[start of Supplied information]

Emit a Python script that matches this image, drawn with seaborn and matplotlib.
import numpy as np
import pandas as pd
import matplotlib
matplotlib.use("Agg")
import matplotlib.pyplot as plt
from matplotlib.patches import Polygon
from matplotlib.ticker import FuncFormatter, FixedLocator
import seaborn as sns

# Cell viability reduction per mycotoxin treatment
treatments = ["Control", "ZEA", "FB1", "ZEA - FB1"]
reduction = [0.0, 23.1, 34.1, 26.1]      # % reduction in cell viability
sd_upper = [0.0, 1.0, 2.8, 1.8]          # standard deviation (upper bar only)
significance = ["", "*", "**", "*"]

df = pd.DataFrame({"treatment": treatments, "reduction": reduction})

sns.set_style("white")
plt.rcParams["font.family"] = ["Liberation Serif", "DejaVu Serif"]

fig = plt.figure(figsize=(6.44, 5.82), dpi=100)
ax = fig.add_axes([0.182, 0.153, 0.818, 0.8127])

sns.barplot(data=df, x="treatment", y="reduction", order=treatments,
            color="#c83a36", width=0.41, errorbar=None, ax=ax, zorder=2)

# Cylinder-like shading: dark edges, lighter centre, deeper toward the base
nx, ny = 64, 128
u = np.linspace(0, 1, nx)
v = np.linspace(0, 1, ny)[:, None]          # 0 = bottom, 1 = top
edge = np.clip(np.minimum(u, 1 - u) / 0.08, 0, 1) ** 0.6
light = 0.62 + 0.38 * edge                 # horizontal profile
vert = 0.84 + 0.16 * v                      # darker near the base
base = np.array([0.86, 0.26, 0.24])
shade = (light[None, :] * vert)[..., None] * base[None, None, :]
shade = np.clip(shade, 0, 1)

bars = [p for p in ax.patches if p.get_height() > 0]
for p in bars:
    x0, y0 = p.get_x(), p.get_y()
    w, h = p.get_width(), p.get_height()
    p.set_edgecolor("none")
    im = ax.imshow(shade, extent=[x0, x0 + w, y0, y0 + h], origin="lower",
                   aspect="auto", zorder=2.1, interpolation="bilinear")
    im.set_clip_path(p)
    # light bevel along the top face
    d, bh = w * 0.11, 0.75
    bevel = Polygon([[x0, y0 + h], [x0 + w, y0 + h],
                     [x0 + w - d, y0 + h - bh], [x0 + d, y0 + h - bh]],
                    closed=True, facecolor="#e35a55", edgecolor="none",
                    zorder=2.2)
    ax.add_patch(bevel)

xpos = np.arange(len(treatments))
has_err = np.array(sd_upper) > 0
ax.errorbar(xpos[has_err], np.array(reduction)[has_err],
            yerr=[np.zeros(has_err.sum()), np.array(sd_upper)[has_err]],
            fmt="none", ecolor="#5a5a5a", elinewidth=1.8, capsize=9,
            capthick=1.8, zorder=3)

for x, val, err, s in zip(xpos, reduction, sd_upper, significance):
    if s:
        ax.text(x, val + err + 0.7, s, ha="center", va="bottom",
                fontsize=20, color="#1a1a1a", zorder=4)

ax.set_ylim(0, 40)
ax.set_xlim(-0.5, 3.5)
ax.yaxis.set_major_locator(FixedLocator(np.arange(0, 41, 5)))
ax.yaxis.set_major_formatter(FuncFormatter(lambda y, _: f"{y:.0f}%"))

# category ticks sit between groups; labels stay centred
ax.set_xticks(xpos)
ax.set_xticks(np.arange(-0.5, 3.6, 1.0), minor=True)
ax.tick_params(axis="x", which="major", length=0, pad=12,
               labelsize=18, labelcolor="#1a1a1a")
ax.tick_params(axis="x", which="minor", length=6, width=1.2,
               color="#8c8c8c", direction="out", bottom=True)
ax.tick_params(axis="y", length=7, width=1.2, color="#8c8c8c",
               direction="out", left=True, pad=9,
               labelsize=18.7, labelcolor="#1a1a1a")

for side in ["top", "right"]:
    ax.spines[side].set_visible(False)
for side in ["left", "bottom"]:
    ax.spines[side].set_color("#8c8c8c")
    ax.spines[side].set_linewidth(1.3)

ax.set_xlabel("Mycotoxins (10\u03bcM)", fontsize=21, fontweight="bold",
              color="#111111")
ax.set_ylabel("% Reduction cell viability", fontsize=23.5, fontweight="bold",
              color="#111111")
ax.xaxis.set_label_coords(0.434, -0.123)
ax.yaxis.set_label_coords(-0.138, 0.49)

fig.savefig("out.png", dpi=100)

[end of Supplied information]
[start of Supplied information]

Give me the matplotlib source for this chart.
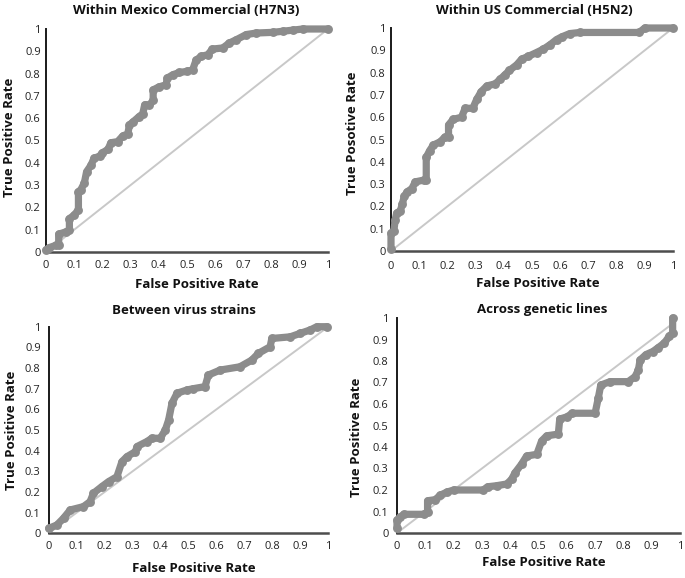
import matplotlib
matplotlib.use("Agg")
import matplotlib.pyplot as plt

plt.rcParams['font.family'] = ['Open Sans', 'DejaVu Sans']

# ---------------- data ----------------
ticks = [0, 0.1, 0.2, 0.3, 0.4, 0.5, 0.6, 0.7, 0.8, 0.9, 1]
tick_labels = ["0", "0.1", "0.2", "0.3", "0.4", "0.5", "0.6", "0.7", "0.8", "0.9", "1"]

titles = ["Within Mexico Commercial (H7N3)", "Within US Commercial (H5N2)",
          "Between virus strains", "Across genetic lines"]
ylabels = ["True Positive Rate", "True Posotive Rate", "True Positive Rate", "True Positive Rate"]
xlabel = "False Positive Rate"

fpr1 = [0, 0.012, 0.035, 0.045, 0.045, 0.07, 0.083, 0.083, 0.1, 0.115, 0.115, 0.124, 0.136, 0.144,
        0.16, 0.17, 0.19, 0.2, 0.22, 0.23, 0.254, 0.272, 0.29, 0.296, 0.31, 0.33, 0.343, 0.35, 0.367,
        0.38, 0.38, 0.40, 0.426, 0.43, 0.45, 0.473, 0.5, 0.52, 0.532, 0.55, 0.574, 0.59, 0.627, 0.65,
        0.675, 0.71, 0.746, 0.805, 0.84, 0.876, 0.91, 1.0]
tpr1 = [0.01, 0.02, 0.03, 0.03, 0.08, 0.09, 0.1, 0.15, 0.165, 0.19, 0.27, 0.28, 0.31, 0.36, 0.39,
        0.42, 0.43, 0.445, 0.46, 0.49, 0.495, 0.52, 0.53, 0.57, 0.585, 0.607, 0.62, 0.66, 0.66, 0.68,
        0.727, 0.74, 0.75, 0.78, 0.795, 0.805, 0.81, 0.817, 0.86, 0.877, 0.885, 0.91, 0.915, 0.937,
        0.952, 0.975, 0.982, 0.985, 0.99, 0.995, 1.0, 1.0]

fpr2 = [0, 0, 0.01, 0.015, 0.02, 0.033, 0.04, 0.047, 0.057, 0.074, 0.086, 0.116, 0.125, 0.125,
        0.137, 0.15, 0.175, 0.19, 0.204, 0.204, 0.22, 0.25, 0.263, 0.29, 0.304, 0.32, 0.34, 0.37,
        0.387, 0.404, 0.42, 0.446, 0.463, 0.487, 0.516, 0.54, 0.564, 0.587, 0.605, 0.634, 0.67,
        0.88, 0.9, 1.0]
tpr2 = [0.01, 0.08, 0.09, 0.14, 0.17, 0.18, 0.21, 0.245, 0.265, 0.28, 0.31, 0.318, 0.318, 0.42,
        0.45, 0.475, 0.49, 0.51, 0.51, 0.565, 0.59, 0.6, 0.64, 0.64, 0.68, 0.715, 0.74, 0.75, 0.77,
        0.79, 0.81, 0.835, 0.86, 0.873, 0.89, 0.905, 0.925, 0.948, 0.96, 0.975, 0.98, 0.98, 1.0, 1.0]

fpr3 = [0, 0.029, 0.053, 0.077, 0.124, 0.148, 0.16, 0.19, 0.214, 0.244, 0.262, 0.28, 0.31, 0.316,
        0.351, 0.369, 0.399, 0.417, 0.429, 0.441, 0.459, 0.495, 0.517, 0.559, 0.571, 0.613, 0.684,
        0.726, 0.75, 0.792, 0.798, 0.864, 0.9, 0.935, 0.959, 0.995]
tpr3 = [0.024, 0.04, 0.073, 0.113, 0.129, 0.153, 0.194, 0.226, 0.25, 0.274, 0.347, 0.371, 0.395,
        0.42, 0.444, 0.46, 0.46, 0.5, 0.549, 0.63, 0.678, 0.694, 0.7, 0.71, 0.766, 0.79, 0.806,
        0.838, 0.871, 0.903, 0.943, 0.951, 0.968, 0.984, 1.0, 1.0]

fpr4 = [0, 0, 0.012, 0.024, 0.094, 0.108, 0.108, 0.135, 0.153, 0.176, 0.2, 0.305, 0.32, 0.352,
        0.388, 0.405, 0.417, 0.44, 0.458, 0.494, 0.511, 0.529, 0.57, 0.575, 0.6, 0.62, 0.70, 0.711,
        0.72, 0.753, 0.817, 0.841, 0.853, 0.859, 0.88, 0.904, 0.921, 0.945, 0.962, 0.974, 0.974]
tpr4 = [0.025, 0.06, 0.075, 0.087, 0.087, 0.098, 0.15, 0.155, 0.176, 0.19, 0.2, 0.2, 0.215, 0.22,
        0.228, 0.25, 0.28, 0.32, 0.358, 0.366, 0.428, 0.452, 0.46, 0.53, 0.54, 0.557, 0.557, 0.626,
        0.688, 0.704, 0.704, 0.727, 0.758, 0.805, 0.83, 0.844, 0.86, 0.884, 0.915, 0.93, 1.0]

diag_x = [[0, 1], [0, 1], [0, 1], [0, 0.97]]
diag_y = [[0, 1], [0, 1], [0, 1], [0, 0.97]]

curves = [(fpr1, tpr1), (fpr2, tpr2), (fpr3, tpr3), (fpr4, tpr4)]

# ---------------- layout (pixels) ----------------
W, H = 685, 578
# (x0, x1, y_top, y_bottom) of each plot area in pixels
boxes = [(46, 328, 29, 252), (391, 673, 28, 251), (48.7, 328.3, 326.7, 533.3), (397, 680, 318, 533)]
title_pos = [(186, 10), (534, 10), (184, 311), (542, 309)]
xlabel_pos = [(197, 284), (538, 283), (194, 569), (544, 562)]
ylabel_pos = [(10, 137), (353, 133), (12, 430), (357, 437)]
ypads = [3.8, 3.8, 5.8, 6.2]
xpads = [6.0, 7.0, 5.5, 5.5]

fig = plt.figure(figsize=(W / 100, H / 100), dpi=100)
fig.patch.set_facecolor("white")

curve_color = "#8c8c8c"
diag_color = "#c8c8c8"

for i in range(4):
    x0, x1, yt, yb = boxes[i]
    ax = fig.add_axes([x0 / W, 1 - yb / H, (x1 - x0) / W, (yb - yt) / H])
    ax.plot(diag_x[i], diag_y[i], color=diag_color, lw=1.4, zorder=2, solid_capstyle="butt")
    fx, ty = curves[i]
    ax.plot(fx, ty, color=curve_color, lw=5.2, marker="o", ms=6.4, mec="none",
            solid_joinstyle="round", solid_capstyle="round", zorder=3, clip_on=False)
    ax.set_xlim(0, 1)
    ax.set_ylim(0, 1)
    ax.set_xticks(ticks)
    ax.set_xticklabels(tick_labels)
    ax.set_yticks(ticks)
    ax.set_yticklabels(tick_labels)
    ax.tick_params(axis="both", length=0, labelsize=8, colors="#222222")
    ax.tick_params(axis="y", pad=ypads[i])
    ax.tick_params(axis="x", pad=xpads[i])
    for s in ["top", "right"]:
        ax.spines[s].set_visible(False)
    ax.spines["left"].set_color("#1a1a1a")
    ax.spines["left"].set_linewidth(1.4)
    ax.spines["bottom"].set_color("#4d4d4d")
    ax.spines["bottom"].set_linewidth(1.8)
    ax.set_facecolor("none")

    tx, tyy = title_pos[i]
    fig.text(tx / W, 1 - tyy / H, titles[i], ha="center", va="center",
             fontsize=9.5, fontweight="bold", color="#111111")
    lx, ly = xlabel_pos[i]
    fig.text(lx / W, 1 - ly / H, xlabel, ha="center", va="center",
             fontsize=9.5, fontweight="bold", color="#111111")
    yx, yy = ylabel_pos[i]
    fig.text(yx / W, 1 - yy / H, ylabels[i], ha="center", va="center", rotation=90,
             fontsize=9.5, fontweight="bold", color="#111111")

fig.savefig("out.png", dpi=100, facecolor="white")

[end of Supplied information]

Gather all lines from the listing above in which "matplotlib" occurs.

### Exercise output
Emit a Python script that matches this image, drawn with seaborn and matplotlib.
import matplotlib
matplotlib.use("Agg")
import matplotlib.pyplot as plt
from matplotlib.patches import Polygon
from matplotlib.ticker import FuncFormatter, FixedLocator
Give me the matplotlib source for this chart.
import matplotlib
matplotlib.use("Agg")
import matplotlib.pyplot as plt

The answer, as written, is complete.